People around the Great Lakes might not like their tax dollars heading off to Washington each year, but this year a good portion of those dollars are expected to come back home. The Great Lakes Restoration Initiative would provide at least $400 million to help clean up and restore the Great Lakes. The investment is based on economists’ predictions that restoration can jump start the region’s economy while paying for itself – it would be a 2-to-1 investment.
Ohio resident Calvin Jefferson and his family were heading to the lake for the afternoon when he told WKYC, “I’d pay to get $2 dollars back for a $1 investment if it’s something worth it, like the beaches here.”
That same day, Healing Our Waters held an event in downtown Cleveland to highlight the GLRI and US Senator Sherrod Brown (D-OH) said, “This federal money just makes great sense. Investing in the Great Lakes region is an important way to promote economic development.”
The GLRI was first proposed by President Obama in his budget and then subsequently approved of by the US House; it is now awaiting a vote in the US Senate. The one-year initiative focuses on four areas by setting aside $147 million to clean up toxic substances, $97 million for near-shore health and non-point pollution, $60 million to fight invasive species and $105 million is dedicated to habitat and wildlife restoration. The hope is that it will be renewed each year over the next half decade.
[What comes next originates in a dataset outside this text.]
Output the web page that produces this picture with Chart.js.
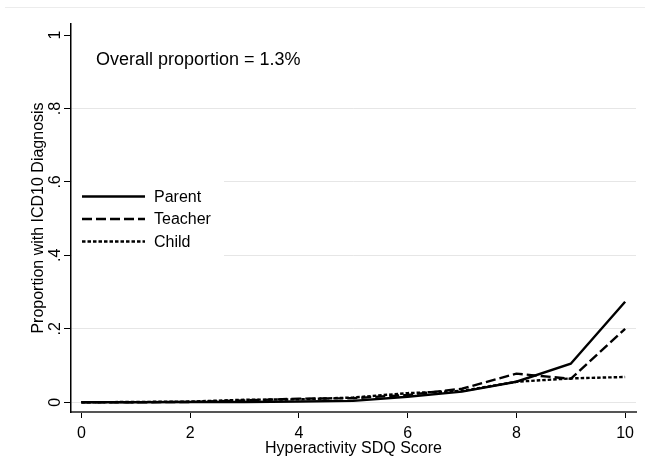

Another big problem in the Great Lakes is sewage. Our region’s antique combined storm and sewer system, built way too long ago and not adequately maintained, is a major polluter in our Lakes. In fact, when the total cost of restoration was calculated at $26 billion the majority of that money was intended for new sewer and water infrastructure projects. However, the federal government injected money for sewer overhaul and upkeep into the economic stimulus package. There has also been talk of increasing annual funding for the State Revolving Fund which is the traditional vehicle for paying for water infrastructure projects. The GLRI will focus on other problems in the Great Lakes.
”It (GLRI funding) really is a once-in-a-lifetime opportunity and we don’t want it to get messed up,” the Ohio Environmental Council’s Kristy Meyer told the Akron Beacon Journal at HOW’s Cleveland meeting. ”We feel responsible and we want to make sure the money is spent wisely.”
The Healing Our Waters campaign to promote passage of the Great Lakes Restoration Initiative and economic recovery in the Great Lakes region will travel now to Milwaukee on August 10, Toledo on August 17 and then Detroit on August 19.